### Set exercise
Look for "diagram" in the listing below. Gather each line that contains it.

### Given records
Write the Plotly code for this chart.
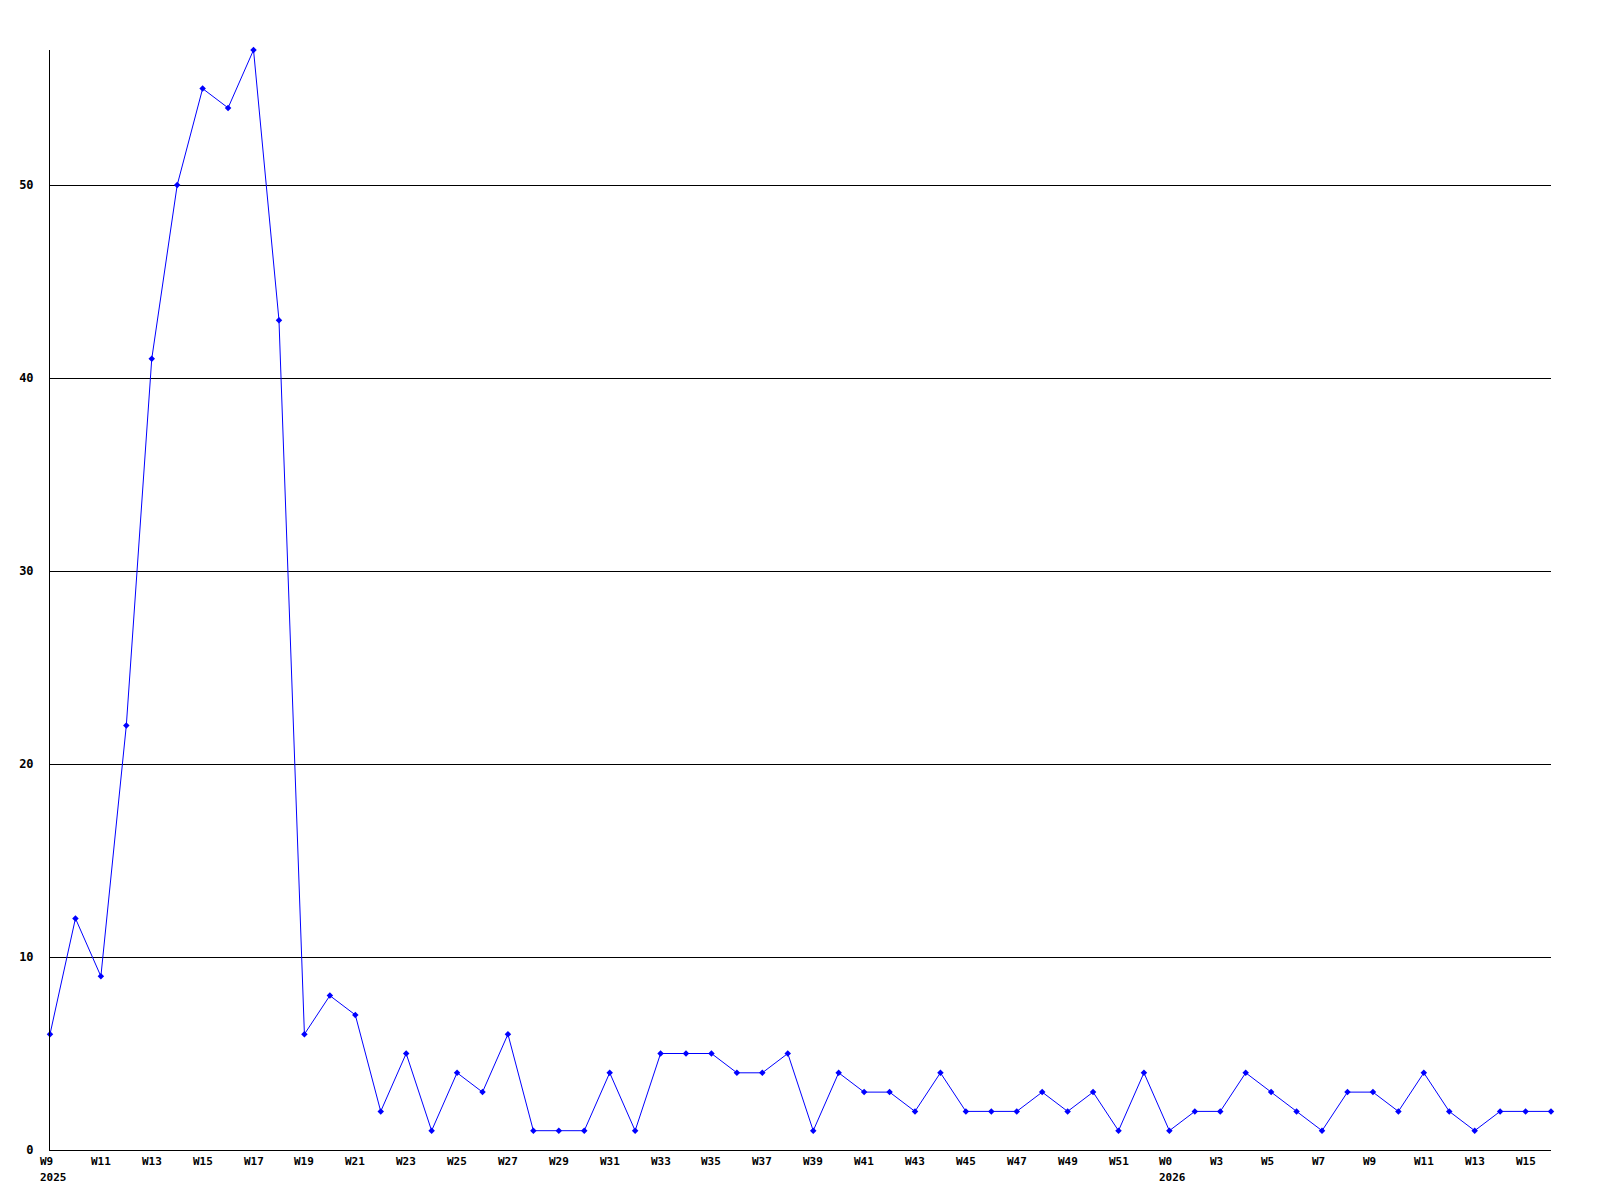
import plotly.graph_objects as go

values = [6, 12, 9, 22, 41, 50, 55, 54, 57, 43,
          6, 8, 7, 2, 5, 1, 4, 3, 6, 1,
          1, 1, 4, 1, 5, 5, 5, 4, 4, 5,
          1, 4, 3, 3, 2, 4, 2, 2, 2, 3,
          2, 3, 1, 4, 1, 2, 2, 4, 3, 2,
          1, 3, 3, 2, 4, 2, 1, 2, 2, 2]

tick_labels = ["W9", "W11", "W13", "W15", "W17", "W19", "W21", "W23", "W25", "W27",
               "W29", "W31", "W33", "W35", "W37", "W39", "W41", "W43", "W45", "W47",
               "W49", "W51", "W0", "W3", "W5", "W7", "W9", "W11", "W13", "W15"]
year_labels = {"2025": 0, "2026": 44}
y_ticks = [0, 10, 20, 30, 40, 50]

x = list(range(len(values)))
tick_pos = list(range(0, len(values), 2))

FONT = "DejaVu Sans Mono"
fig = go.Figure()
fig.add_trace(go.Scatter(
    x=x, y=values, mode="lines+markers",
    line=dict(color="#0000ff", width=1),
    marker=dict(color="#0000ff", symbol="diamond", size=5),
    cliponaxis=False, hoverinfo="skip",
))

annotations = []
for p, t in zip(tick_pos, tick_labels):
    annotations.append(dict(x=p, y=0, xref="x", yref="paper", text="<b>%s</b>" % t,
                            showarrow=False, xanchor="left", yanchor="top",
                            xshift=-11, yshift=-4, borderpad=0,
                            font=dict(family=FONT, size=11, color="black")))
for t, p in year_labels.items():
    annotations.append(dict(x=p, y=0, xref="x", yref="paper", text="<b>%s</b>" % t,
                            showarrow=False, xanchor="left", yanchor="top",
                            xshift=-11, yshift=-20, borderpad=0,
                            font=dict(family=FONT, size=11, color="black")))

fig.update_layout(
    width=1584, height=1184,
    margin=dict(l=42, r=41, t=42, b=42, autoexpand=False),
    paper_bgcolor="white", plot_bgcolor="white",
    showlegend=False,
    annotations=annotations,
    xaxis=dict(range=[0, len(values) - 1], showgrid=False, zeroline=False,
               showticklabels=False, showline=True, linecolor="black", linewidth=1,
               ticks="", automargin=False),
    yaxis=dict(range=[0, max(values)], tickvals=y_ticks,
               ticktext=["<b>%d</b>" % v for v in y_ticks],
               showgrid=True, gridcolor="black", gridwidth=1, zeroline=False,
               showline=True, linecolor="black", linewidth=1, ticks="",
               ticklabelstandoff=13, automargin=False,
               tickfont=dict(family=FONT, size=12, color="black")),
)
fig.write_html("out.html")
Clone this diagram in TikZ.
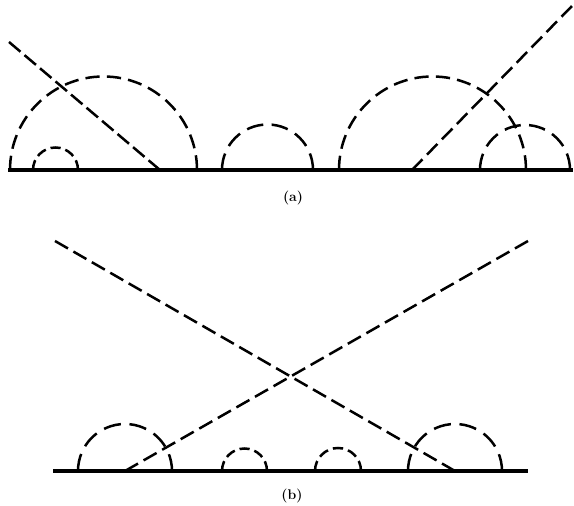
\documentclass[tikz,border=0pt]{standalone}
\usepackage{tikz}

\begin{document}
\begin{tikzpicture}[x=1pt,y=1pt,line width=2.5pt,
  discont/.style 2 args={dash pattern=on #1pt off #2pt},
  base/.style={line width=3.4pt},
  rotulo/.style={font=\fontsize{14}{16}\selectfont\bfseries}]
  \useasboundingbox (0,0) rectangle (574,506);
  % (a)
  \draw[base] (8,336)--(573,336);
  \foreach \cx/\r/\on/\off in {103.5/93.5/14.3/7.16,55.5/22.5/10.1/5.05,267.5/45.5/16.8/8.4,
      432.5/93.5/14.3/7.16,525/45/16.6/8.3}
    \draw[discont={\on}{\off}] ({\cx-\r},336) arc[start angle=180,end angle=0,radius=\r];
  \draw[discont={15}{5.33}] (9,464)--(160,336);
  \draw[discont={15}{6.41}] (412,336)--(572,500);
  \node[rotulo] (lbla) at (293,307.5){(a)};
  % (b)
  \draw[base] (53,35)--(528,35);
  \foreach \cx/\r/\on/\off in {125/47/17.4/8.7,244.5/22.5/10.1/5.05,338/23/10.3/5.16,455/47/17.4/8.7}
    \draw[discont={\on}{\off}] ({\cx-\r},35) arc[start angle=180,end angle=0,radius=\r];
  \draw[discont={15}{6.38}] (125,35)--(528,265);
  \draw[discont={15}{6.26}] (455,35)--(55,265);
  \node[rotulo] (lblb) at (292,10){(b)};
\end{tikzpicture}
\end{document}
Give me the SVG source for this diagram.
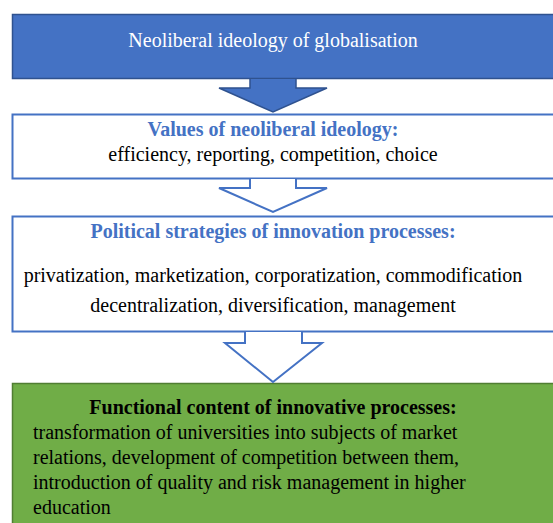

### Exercise answer
Clone this diagram in TikZ.
Give me the SVG source for this diagram.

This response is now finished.